Adverse weather can be a source of major frustration for motorists, as well as a significant factor in the number of accidents that occur each year on American roadways.
On average, more than 5 million crashes take place annually and 22 percent of them are weather-related, the Federal Highway Administration (FHWA) reports.
Now with more autonomous vehicles being deployed on highways around the country, researchers are working on ways to fine-tune and enhance the technology that controls these vehicles. Capabilities the cars are being taught include identifying cyclists, maintaining speed limits and learning traffic patterns. Tackling the challenge that bad weather poses is just one step of the process.
Self-driving technology has been in the works for decades, and it's currently being developed by a variety of companies, including automakers such as Ford, ride-sharing services such as Uber and Lyft, and technology giants like Google. Fully autonomous vehicles are controlled by a combination of computer software, radars, sensors, cameras and lasers.
Google first started testing self-driving technology on California's freeways back in 2009. Today, the company says its vehicles have logged more than 2 million fully-autonomous miles on public roads and can be found on the streets of Mountain View, California; Austin, Texas; Kirkland, Washington; and the metropolitan Phoenix area.
The vast majority of weather-related crashes occur on wet pavement and during rainfall, the FHWA states.
However, in California, opportunities to drive in wet weather have been limited due to the state's five-year drought.
According to Google's self-driving car project monthly report from December 2015, rainfall that the state received during the early winter of 2015-2016, provided an opportunity to test-drive when roads were slippery.
Google's report details that the equivalent of windshield wipers were placed on the dome that holds the sensors to ensure the best view possible.
"Driving in rain makes many human drivers nervous due to reduced visibility, and some of our sensors, particularly the cameras and lasers, have to deal with similar issues," Google stated. "Our laser sensors are able to detect rain, so we have to teach our cars to see through the raindrops and clouds of exhaust on cold mornings and continue to properly detect objects."
Google said the cars can determine the severity of rain and drive more cautiously like humans would when visibility is poor.
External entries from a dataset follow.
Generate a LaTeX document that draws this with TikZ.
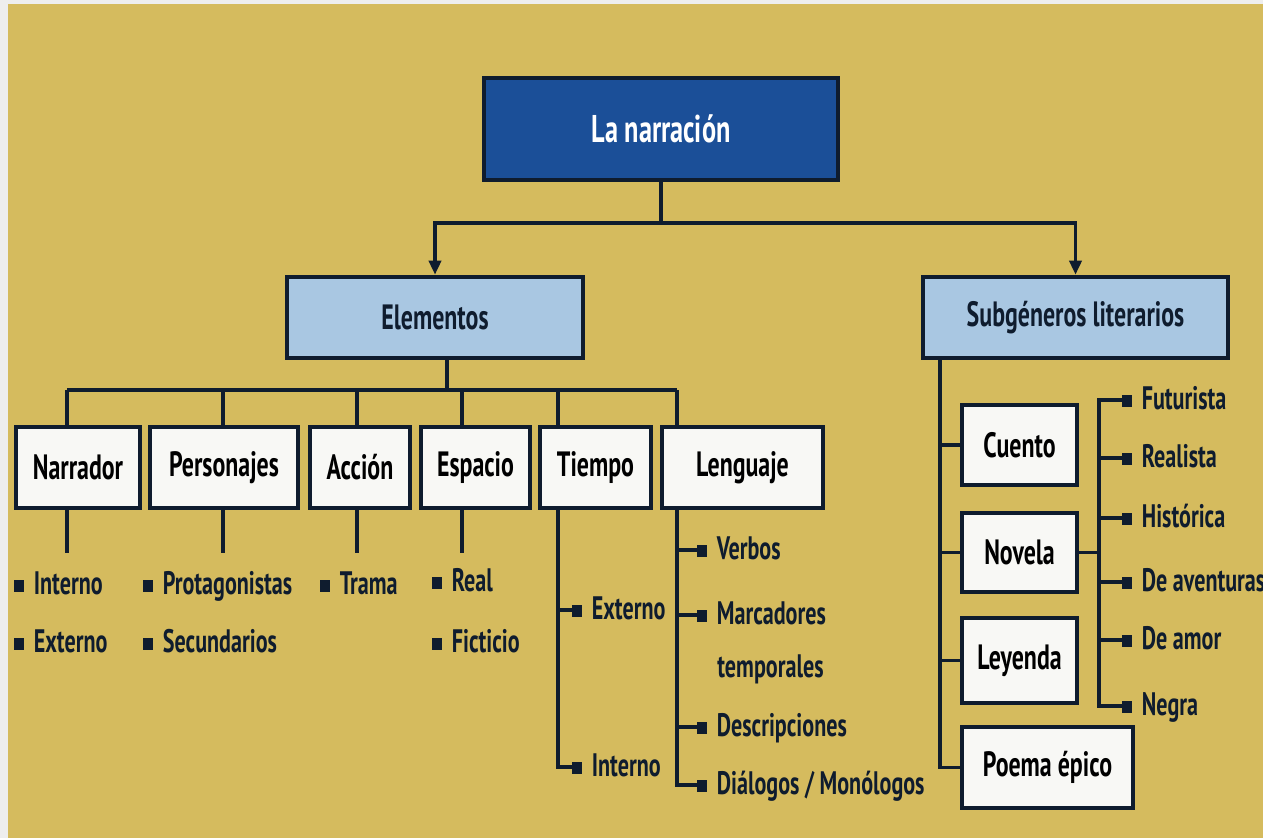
\documentclass[tikz,border=0pt]{standalone}
\usepackage{fontspec}
\setmainfont{PT Sans}[FakeStretch=0.68]
\usetikzlibrary{arrows.meta}
\definecolor{fondo}{HTML}{D5BB5E}
\definecolor{marco}{HTML}{EEEEEE}
\definecolor{azul}{HTML}{1B4F98}
\definecolor{celeste}{HTML}{A9C7E2}
\definecolor{tinta}{HTML}{0F1C2E}
\definecolor{caja}{HTML}{F8F8F5}
\newcommand{\blt}{\rule[0.08em]{0.2cm}{0.24cm}\hspace{0.19cm}}

\begin{document}
\begin{tikzpicture}[x=0.02cm,y=-0.02cm,
            tit/.style={draw=tinta,line width=2.6pt,fill=azul,text=white,inner sep=0pt,
                font=\bfseries\fontsize{22}{26}\selectfont},
            ramo/.style={draw=tinta,line width=2.6pt,fill=celeste,text=tinta,inner sep=0pt,
                minimum height=1.62cm,font=\bfseries\fontsize{20}{24}\selectfont},
            caja/.style={draw=tinta,line width=2.6pt,fill=caja,text=black,inner sep=0pt,
                minimum height=1.62cm,font=\bfseries\fontsize{20}{24}\selectfont},
            hoja/.style={anchor=west,inner sep=0pt,text=tinta,text height=13pt,text depth=2pt,
                font=\bfseries\fontsize{18.5}{22}\selectfont},
            con/.style={draw=tinta,line width=2.2pt},
            fle/.style={con,-{Triangle[width=0.24cm,length=0.28cm]}}]
            \useasboundingbox (0,0) rectangle (1263,838);
            \fill[marco] (0,0) rectangle (1263,838);
            \fill[fondo] (8,4) rectangle (1263,838);

            \node[tit, minimum width=7.08cm, minimum height=2.04cm] (top) at (661,129) {La narración};
            \node[ramo, minimum width=5.92cm] (elem) at (435,317.5) {Elementos};
            \node[ramo, minimum width=6.1cm] (subg) at (1075.5,317.5) {Subgéneros literarios};

            \node[caja, minimum width=2.48cm] (narr) at (78,467.5) {Narrador};
            \node[caja, minimum width=2.96cm] (pers) at (224,467.5) {Personajes};
            \node[caja, minimum width=2.0cm] (acc) at (360,467.5) {Acción};
            \node[caja, minimum width=2.18cm] (esp) at (475.5,467.5) {Espacio};
            \node[caja, minimum width=2.22cm] (tiem) at (595.5,467.5) {Tiempo};
            \node[caja, minimum width=3.22cm] (leng) at (742.5,467.5) {Lenguaje};

            \node[caja, minimum width=2.3cm, minimum height=1.6cm] (cuen) at (1019.5,445) {Cuento};
            \node[caja, minimum width=2.3cm, minimum height=1.58cm] (nove) at (1019.5,552.5) {Novela};
            \node[caja, minimum width=2.3cm, minimum height=1.7cm] (leye) at (1019.5,660.5) {Leyenda};
            \node[caja, minimum width=3.42cm] (poem) at (1047.5,767.5) {Poema épico};

            \node[hoja] (int1) at (14,585) {\blt Interno};
            \node[hoja] (ext1) at (14,643) {\blt Externo};
            \node[hoja] (pro) at (143,585) {\blt Protagonistas};
            \node[hoja] (sec) at (143,643) {\blt Secundarios};
            \node[hoja] (tra) at (320,585) {\blt Trama};
            \node[hoja] (rea1) at (432,582) {\blt Real};
            \node[hoja] (fic) at (432,643) {\blt Ficticio};
            \node[hoja] (ext2) at (572,610) {\blt Externo};
            \node[hoja] (int2) at (572,767) {\blt Interno};
            \node[hoja] (ver) at (697,550) {\blt Verbos};
            \node[hoja] (mar) at (697,615) {\blt Marcadores};
            \node[hoja] (mar2) at (717,668) {temporales};
            \node[hoja] (des) at (697,727) {\blt Descripciones};
            \node[hoja] (dia) at (697,785) {\blt Diálogos / Monólogos};

            \node[hoja] (fut) at (1122,400) {\blt Futurista};
            \node[hoja] (real) at (1122,458) {\blt Realista};
            \node[hoja] (his) at (1122,518) {\blt Histórica};
            \node[hoja] (ave) at (1122,582) {\blt De aventuras};
            \node[hoja] (amo) at (1122,640) {\blt De amor};
            \node[hoja] (neg) at (1122,706) {\blt Negra};

            \coordinate (j1) at (661,223);
            \draw[con] (top.south) -- (j1);
            \draw[fle] (j1) -| (elem.north);
            \draw[fle] (j1) -| (subg.north);

            \coordinate (b0) at (447,390);
            \coordinate (b1) at (67,390);
            \coordinate (b2) at (223,390);
            \coordinate (b3) at (357,390);
            \coordinate (b4) at (462,390);
            \coordinate (b5) at (558,390);
            \coordinate (b6) at (677,390);
            \draw[con] (b0 |- elem.south) -- (b0);
            \draw[con] (b1) -- (b6);
            \foreach \b/\n in {b1/narr,b2/pers,b3/acc,b4/esp,b5/tiem,b6/leng}
                \draw[con] (\b) -- (\b |- \n.north);

            \coordinate (s1) at (67,553);
            \coordinate (s2) at (223,553);
            \coordinate (s3) at (357,553);
            \coordinate (s4) at (462,553);
            \draw[con] (b1 |- narr.south) -- (s1);
            \draw[con] (b2 |- pers.south) -- (s2);
            \draw[con] (b3 |- acc.south) -- (s3);
            \draw[con] (b4 |- esp.south) -- (s4);

            \draw[con] (b5 |- tiem.south) |- (int2.west);
            \draw[con] (b5 |- ext2.west) -- (ext2.west);

            \draw[con] (b6 |- leng.south) |- (dia.west);
            \foreach \n in {ver,mar,des}
                \draw[con] (b6 |- \n.west) -- (\n.west);

            \coordinate (sv) at (940,0);
            \draw[con] (sv |- subg.south) |- (poem.west);
            \foreach \n in {cuen,nove,leye}
                \draw[con] (sv |- \n.west) -- (\n.west);

            \coordinate (nv) at (1099,0);
            \draw[con] (nove.east) -- (nv |- nove.east);
            \draw[con] (fut.west) -| (nv |- neg.west) -- (neg.west);
            \foreach \n in {real,his,ave,amo}
                \draw[con] (nv |- \n.west) -- (\n.west);
        \end{tikzpicture}
\end{document}
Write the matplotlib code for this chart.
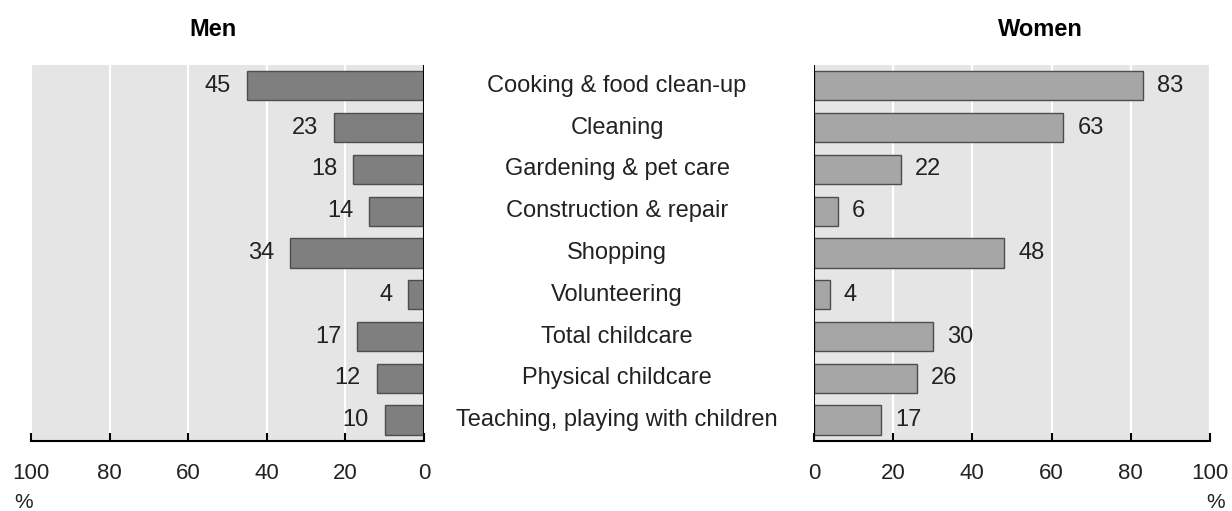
import matplotlib.pyplot as plt
import numpy as np

plt.rcParams['font.family'] = ['Liberation Sans', 'DejaVu Sans']

categories = [
    "Cooking & food clean-up",
    "Cleaning",
    "Gardening & pet care",
    "Construction & repair",
    "Shopping",
    "Volunteering",
    "Total childcare",
    "Physical childcare",
    "Teaching, playing with children",
]
men = [45, 23, 18, 14, 34, 4, 17, 12, 10]
women = [83, 63, 22, 6, 48, 4, 30, 26, 17]
ticks = [0, 20, 40, 60, 80, 100]

FS = 17
TXT = "#222222"

fig = plt.figure(figsize=(12.32, 5.11), dpi=100)
ax_m = fig.add_axes([0.0252, 0.137, 0.3190, 0.736])
ax_w = fig.add_axes([0.6607, 0.137, 0.3214, 0.736])

y = np.arange(len(categories))

for ax, vals, color, side in [(ax_m, men, "#7f7f7f", "left"), (ax_w, women, "#a6a6a6", "right")]:
    ax.set_facecolor("#e5e5e5")
    ax.barh(y, vals, height=0.7, color=color, edgecolor="#4d4d4d", linewidth=1, zorder=3)
    ax.set_xlim(0, 100)
    ax.set_ylim(len(categories) - 0.5, -0.5)
    ax.set_xticks(ticks)
    ax.xaxis.grid(True, color="white", linewidth=1.5, zorder=1)
    ax.set_axisbelow(True)
    ax.set_yticks([])
    for s in ["top", "left", "right"]:
        ax.spines[s].set_visible(False)
    ax.spines["bottom"].set_linewidth(1.5)
    ax.tick_params(axis="x", direction="in", length=6, width=1.5, labelsize=FS - 1,
                   pad=16, colors="black", labelcolor=TXT)
    for yi, v in zip(y, vals):
        if side == "left":
            ax.annotate(str(v), xy=(v, yi), xytext=(-16, 0), textcoords="offset pixels",
                        ha="right", va="center", fontsize=FS, color=TXT)
        else:
            ax.annotate(str(v), xy=(v, yi), xytext=(14, 0), textcoords="offset pixels",
                        ha="left", va="center", fontsize=FS, color=TXT)

ax_m.invert_xaxis()
ax_m.axvline(0, color="black", linewidth=1.5, zorder=4)
ax_w.axvline(0, color="black", linewidth=1.5, zorder=4)

for yi, cat in zip(y, categories):
    ax_m.annotate(cat, xy=(1, yi), xycoords=("axes fraction", "data"),
                  xytext=(617 - 424, 0), textcoords="offset pixels",
                  ha="center", va="center", fontsize=FS, color=TXT)

fig.text(213 / 1232, 1 - 30 / 511, "Men", ha="center", va="center", fontsize=FS, fontweight="bold")
fig.text(1040 / 1232, 1 - 30 / 511, "Women", ha="center", va="center", fontsize=FS, fontweight="bold")
fig.text(24 / 1232, 1 - 502 / 511, "%", ha="center", va="center", fontsize=FS - 2, color=TXT)
fig.text(1216 / 1232, 1 - 502 / 511, "%", ha="center", va="center", fontsize=FS - 2, color=TXT)

fig.savefig("out.png", dpi=100)
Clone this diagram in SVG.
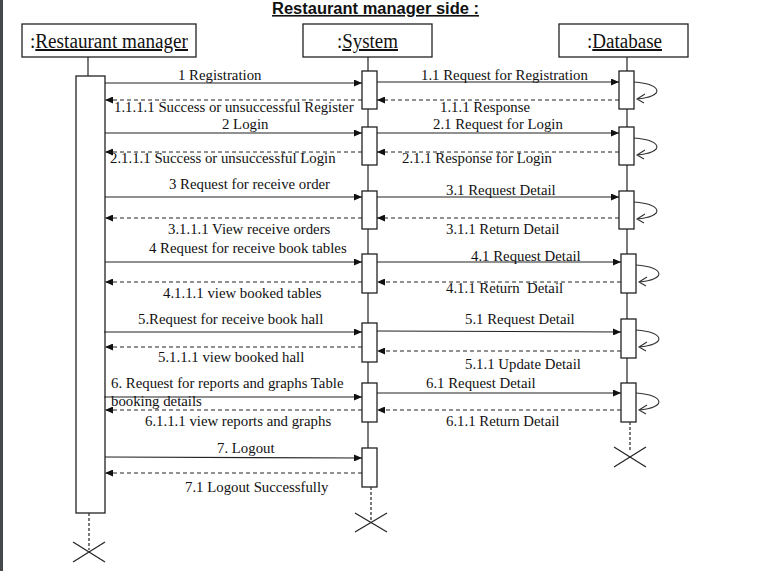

This includes stopping along the side of the road if a storm is severe enough.
Around Phoenix, Google said the extreme temperatures and dust in the air provide new experiences for the software and sensors in the car. Additionally, the vehicles are learning how to deal with haboobs, or dust storms, that can often reduce visibility to zero.
Google said the safest thing that the car can do during a haboob is pull over along the side of the road. When the car is pulled over, it can learn from the experience by detecting the extreme amounts of dust.
Winter driving conditions can be particularly challenging, as the FHWA reports that 24 percent of weather-related accidents occur on snowy, slushy and icy pavement.
Earlier this year, Ford became the first car company to test drive self-driving cars in the snow when it drove cars on snow-covered roads at MCity, a full-scale, simulated real-world urban environment at the University of Michigan.
Lidar, the remote sensing method built into these cars, cannot identify roads when they are covered in snow. Therefore, researchers from Ford and the University of Michigan developed another method that would allow the cars to navigate properly.
They created high-resolution 3D maps that the vehicle could create while driving in favorable weather. The maps pick up things such as road markings, nearby landmarks, signs, geography and topography. The vehicle can use the above-ground landmarks as a way to pinpoint its location when snow disrupts its vision. Then, it will follow the maps to successfully resume its route.
"It's one thing for a car to drive itself in perfect weather," Jim McBride, Ford technical leader for autonomous vehicles, said in a statement. "It's quite another to do so when the car's sensors can't see the road because it's covered in snow. Weather isn't perfect, and that's why we're testing autonomous vehicles in wintry conditions - for the roughly 70 percent of United States residents who live in snowy regions."
Uber officially joined the self-driving initiative when it launched a fleet of hybrid Ford Fusions around Pittsburgh this past May to test drive and collect mapping data throughout the city. In September, the first automated Ubers began picking up passengers around the Steel City.
However, the robots are not totally on their own yet. In testing situations and currently for cars that are picking up passengers in Pittsburgh, Uber said a human remains in the driver seat in case any problems occur.
The federal government sees autonomous vehicles as a way to dramatically improve safety for motorists in the future. Ninety-four percent of crashes on U.S. roadways occur by human choice or error, according to the National Highway Traffic Safety Administration.
On Sept. 20, the U.S. Department of Transportation (DOT) unveiled a four-part policy that covers the safe deployment and testing of automated vehicles. Part of the policy requires developers to specify the type of weather conditions in which the cars can operate.
"Automated vehicles have the potential to save thousands of lives, driving the single biggest leap in road safety that our country has ever taken," U.S. Transportation Secretary Anthony Foxx said in a statement. "This policy is an unprecedented step by the federal government to harness the benefits of transformative technology by providing a framework for how to do it safely."